Table 3 depicts how the quality of the reconstructed content picture varies with the number of iterations. At 1,000 iterations, the rendering network can basically reproduce the original image, and the reconstruction improves as the training progresses.
The proposed model shown in Figure 6 outperforms the previous models and generalizes the results, yielding an average accuracy score of 0.96. As seen in Figure 6 the suggested model is unable to learn enough features from training data when compared to our proposed model, resulting in lower scores for all assessment criteria. The picture also depicts the train and validation accuracy recorded and displayed using a tensor-board from training logs.

5. Conclusion
Style migration algorithm is becoming increasingly popular. We proposed a deep learning-based anime-style migration algorithm in this paper that can create anime-style photos with clear lines and simple background textures and compared the results with other approaches with varied settings and data sets. For the evaluation in real-world scenarios, we designed a survey questionnaire that was primarily aimed at young women aged 16 to 30 who are more familiar with anime.
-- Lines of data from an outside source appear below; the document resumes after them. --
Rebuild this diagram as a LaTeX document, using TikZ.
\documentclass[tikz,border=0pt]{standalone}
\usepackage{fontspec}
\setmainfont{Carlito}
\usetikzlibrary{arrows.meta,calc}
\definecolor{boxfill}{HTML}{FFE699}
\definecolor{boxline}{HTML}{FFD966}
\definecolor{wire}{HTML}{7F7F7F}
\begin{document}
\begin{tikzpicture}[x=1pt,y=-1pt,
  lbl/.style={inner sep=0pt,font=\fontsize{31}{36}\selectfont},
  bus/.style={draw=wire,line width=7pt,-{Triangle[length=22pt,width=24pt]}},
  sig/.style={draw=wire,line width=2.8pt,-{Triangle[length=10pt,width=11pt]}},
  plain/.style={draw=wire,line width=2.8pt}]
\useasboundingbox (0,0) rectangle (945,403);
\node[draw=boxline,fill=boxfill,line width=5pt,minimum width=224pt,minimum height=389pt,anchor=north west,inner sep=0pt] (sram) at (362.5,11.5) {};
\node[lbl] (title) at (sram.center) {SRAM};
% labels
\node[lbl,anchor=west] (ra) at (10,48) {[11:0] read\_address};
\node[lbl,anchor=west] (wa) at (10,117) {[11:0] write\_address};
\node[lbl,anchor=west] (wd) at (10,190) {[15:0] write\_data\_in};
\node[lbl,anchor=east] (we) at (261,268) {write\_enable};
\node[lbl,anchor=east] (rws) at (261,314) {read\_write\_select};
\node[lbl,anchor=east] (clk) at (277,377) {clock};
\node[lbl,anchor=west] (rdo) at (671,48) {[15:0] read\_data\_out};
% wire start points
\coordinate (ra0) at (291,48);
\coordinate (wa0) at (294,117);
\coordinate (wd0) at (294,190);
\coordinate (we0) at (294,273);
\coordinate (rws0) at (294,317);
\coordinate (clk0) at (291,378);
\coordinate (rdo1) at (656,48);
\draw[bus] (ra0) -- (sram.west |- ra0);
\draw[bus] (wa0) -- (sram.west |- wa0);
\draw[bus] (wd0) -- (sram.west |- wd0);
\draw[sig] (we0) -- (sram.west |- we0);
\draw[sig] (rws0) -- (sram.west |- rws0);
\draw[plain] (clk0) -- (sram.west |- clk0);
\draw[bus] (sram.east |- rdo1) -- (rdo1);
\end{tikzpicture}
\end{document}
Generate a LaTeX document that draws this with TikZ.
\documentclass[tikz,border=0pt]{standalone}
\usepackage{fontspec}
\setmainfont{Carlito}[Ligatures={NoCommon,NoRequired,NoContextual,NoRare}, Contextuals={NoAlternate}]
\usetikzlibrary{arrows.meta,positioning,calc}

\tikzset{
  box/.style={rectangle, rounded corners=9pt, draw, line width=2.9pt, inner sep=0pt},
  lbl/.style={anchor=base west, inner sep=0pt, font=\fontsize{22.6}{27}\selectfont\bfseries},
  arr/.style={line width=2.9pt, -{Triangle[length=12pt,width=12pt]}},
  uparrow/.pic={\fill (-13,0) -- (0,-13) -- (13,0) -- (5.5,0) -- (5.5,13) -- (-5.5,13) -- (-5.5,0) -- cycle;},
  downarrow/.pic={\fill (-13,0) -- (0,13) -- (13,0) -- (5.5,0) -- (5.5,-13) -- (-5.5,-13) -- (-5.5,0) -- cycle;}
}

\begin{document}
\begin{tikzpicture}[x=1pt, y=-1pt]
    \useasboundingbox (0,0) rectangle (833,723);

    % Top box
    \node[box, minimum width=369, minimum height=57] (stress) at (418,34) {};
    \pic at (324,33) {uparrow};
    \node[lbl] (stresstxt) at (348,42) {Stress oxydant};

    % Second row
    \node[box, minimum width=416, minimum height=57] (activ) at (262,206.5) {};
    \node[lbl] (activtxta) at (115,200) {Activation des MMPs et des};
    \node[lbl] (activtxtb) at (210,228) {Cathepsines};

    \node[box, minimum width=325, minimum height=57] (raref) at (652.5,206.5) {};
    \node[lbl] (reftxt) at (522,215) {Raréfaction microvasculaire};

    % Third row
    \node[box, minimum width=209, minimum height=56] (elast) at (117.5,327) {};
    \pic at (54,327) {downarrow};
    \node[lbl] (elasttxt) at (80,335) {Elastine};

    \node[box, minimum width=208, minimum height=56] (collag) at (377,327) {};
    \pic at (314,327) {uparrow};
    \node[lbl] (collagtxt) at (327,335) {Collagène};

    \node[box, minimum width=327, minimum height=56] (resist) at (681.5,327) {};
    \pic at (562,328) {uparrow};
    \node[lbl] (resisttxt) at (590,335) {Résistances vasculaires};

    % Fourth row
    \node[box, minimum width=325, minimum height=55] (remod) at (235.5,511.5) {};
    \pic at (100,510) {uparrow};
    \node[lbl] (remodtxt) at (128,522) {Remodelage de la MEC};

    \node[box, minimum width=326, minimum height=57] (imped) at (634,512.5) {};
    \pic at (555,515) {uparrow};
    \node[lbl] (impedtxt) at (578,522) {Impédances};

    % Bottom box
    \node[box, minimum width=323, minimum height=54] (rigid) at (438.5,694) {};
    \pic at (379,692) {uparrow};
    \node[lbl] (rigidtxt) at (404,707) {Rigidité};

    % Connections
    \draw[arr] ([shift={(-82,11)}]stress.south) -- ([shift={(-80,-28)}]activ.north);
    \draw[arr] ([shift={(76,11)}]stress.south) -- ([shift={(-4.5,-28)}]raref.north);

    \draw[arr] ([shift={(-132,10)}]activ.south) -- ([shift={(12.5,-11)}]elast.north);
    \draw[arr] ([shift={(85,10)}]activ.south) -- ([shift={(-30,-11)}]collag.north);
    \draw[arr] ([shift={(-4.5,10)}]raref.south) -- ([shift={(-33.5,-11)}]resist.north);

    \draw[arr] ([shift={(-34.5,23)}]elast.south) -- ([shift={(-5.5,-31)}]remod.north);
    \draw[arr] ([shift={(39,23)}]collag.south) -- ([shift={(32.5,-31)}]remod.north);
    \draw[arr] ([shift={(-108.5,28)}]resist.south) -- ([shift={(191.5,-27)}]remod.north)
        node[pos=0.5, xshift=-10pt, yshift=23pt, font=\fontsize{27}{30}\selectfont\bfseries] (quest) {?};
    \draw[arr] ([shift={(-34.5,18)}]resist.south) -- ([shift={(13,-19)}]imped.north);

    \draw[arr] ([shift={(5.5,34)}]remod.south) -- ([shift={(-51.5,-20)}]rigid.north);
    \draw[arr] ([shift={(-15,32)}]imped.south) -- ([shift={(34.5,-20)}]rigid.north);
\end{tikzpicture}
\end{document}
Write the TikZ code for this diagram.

The findings of 354 data volumes obtained revealed that more individuals favored the anime migration pictures created by the suggested algorithm, and the outcomes were relatively better. The results suggest that the majority of them like the anime migration pictures produced by this paper’s enhanced method, and the outcomes are comparatively better.
Data Availability
The data sets used during the current study are available from the corresponding author on reasonable request.
Conflicts of Interest
The author declares that he has no conflict of interest.